**What is being asked:**
Starting with the first line of the data that follows, transcribe every line verbatim until the line containing "yticks = [100, 500, 1000, 1500, 2000, 2500, 3000, 3500]" has been transcribed.

**Dataset content:**
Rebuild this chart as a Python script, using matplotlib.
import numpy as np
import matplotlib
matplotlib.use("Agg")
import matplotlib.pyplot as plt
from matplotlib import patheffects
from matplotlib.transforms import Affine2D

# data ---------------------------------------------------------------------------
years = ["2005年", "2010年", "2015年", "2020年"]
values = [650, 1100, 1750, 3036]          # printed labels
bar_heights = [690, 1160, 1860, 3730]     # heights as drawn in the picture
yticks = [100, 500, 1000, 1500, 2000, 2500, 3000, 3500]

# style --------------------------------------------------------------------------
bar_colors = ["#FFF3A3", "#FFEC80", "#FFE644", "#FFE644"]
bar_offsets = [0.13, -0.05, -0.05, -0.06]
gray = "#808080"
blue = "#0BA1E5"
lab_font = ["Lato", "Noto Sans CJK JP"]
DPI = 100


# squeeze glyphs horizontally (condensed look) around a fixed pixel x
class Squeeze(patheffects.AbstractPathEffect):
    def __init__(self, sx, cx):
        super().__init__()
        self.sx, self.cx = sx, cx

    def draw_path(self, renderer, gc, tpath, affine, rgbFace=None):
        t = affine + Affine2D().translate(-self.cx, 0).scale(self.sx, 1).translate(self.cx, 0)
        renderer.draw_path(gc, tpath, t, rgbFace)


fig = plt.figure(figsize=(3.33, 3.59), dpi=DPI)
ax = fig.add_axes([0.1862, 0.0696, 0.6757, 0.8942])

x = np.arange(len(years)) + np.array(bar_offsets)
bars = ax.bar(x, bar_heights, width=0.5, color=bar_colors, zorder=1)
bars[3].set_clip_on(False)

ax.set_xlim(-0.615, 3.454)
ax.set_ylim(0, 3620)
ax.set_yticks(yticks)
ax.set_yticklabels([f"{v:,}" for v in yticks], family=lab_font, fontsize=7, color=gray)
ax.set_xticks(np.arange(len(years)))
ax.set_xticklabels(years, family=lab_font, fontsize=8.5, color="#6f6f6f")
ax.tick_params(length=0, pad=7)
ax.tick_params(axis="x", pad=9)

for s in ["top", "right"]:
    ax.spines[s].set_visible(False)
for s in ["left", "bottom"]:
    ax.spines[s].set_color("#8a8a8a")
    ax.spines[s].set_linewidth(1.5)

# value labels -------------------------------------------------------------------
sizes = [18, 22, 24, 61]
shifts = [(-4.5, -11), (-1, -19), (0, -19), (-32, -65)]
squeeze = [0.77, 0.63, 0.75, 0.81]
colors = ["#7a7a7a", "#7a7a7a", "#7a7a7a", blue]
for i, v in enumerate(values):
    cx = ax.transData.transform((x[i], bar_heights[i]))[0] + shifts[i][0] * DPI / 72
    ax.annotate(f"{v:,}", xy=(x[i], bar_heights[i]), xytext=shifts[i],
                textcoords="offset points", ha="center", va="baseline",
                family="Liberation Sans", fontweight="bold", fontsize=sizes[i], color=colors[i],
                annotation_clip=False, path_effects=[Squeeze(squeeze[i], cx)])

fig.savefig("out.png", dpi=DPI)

**Solution for this exercise:**
Rebuild this chart as a Python script, using matplotlib.
import numpy as np
import matplotlib
matplotlib.use("Agg")
import matplotlib.pyplot as plt
from matplotlib import patheffects
from matplotlib.transforms import Affine2D

# data ---------------------------------------------------------------------------
years = ["2005年", "2010年", "2015年", "2020年"]
values = [650, 1100, 1750, 3036]          # printed labels
bar_heights = [690, 1160, 1860, 3730]     # heights as drawn in the picture
yticks = [100, 500, 1000, 1500, 2000, 2500, 3000, 3500]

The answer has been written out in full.